Conflict resolution skills can be significantly important to a child's well-being and self-confidence. These conflict resolution skills are not something one is born with. We must teach our children how to resolve their differences with others so their life will be fulfilling and harmonious. The easiest way to teach these social skills begins when your child is very young. Guide your child through resolution with another child; this modeling will speak louder than any words ever will.
Identify that your child is experiencing a conflict. When you hear voices start to rise, come in calmly and say something like, "I hear that there is a problem with X. Why don't we figure out what we can do about X?" It can be difficult for a child to see through the argument to the root of the issue. By identifying that there is a problem, you allow your child to take a step back and calm down.

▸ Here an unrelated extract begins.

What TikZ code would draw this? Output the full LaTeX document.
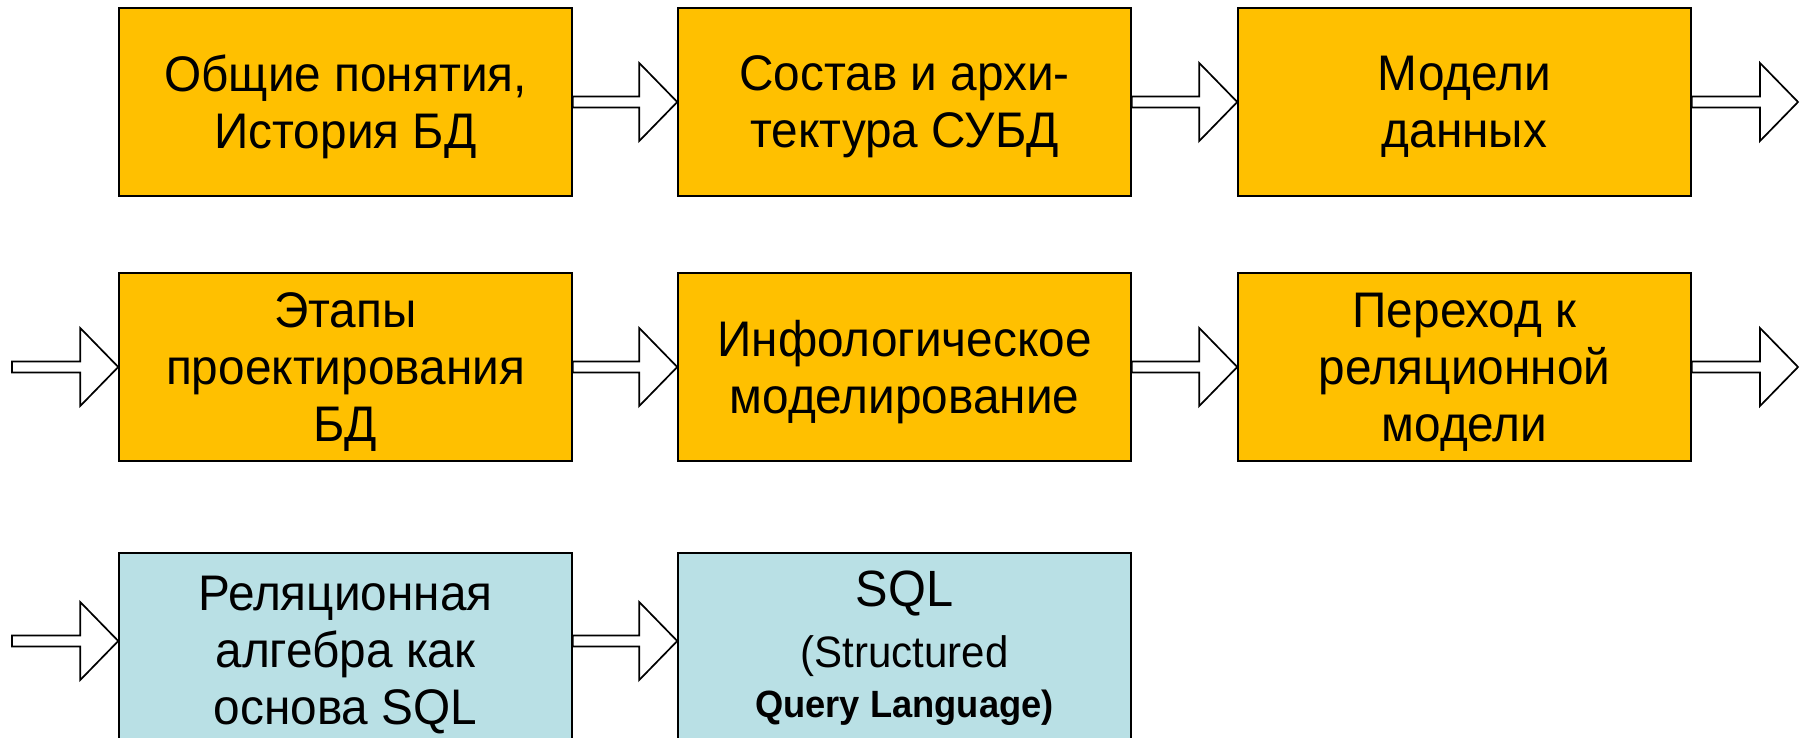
\documentclass[tikz,border=0pt]{standalone}
\usepackage{fontspec}
\setmainfont{Liberation Sans}[FakeStretch=0.955]
\usetikzlibrary{calc}
\definecolor{boxorange}{RGB}{255,192,0}
\definecolor{boxblue}{RGB}{185,224,229}
\tikzset{
  stagebox/.style={draw=black, line width=1.5pt, minimum width=453pt, minimum height=188pt,
    inner sep=0pt},
  orangebox/.style={stagebox, fill=boxorange},
  bluebox/.style={stagebox, fill=boxblue},
  boxlabel/.style={align=center, inner sep=0pt, yshift=-5pt,
    font=\fontsize{50}{57}\selectfont},
  fatarrow/.style={draw=black, fill=white, line width=1.7pt, line join=miter,
    to path={let \p1=(\tikztostart), \p2=(\tikztotarget) in
      (\x1,\y1+5.5pt) -- (\x2-38pt,\y1+5.5pt) -- (\x2-38pt,\y1+39pt) -- (\x2,\y1)
      -- (\x2-38pt,\y1-39pt) -- (\x2-38pt,\y1-5.5pt) -- (\x1,\y1-5.5pt) -- cycle}}
}
\begin{document}
\begin{tikzpicture}[x=1pt,y=-1pt]
\useasboundingbox (0,0) rectangle (1806,738);
\begin{scope}
\clip (0,0) rectangle (1806,738);
% row 1
\node[orangebox, label={[boxlabel]center:{Общие понятия,\\История БД}}] (a1) at (345.5,102) {};
\node[orangebox, label={[boxlabel]center:{Состав и архи-\\тектура СУБД}}] (a2) at (904.5,102) {};
\node[orangebox, label={[boxlabel]center:{Модели\\данных}}] (a3) at (1464.5,102) {};
% row 2
\node[orangebox, label={[boxlabel]center:{Этапы\\проектирования\\БД}}] (b1) at (345.5,367) {};
\node[orangebox, label={[boxlabel]center:{Инфологическое\\моделирование}}] (b2) at (904.5,367) {};
\node[orangebox, label={[boxlabel]center:{Переход к\\реляционной\\модели}}] (b3) at (1464.5,367) {};
% row 3
\node[bluebox, label={[boxlabel, yshift=-3pt]center:{Реляционная\\алгебра как\\основа SQL}}] (c1) at (345.5,647) {};
\node[bluebox, label={[boxlabel, yshift=3.5pt]center:{\fontsize{51}{57}\selectfont SQL\\[4pt]
  \fontsize{44}{57}\selectfont (Structured\\[-7pt]
  \fontsize{38}{57}\selectfont\bfseries Query Language)}}] (c2) at (904.5,647) {};
% free ends
\coordinate (o1) at (1798,102);
\coordinate (i2) at (12,367);
\coordinate (o2) at (1798,367);
\coordinate (i3) at (12,641);
% arrows
\draw[fatarrow] (a1.east) to (a2.west);
\draw[fatarrow] (a2.east) to (a3.west);
\draw[fatarrow] (a3.east) to (o1);
\draw[fatarrow] (i2) to (b1.west);
\draw[fatarrow] (b1.east) to (b2.west);
\draw[fatarrow] (b2.east) to (b3.west);
\draw[fatarrow] (b3.east) to (o2);
\draw[fatarrow] (i3) to ([yshift=6pt]c1.west);
\draw[fatarrow] ([yshift=6pt]c1.east) to ([yshift=6pt]c2.west);
\end{scope}
\end{tikzpicture}
\end{document}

Come down to your child's level. Speaking from above will only worsen the problem. Sit with the children, kneel, or sit in a low chair. Your posture tells your child that everyone here is an equal part in solving the conflict. When you stand from above, you take the power from the child and transfer it to yourself.
Have the children take turns recounting their conflict. Start with telling them that each will get a turn and that interrupting is not allowed. As part of this step, ask the children how they each are feeling about the situation.
Repeat what the children have told you in your own words so that they know you understand the situation and their individual feelings.
Ask for ideas about compromise. Let each child give her own answer for how she would like to see the conflict solved.
Suspend your own opinion. Do not tell the children how to resolve the conflict; this would not teach them anything. Children will naturally discard ideas that do not seem fair if they are given time to think and talk them through.
Recount the conflict and the solution that the children come up with. When a decision is reached, recap the conflict and how the solution will fix the issue. This will help solidify the lessons that the children have learned since they can clearly see how they have moved from conflict to resolution. It will help the situation make sense.
Take action. Let the children put their solution into motion. Stay with them to smooth out any bumps in the same third-party manner that you have maintained.
- Have the children look each other in the eye when saying how the conflict is making them feel. If your child uses a statement such as, "you make me feel...," gently rephrase this into an "I" statement. "I feel....when you..."
- Do not expect overnight success, but instead look at conflict resolution skills as a long-term commitment.
- Resist taking over and doling out your own solution.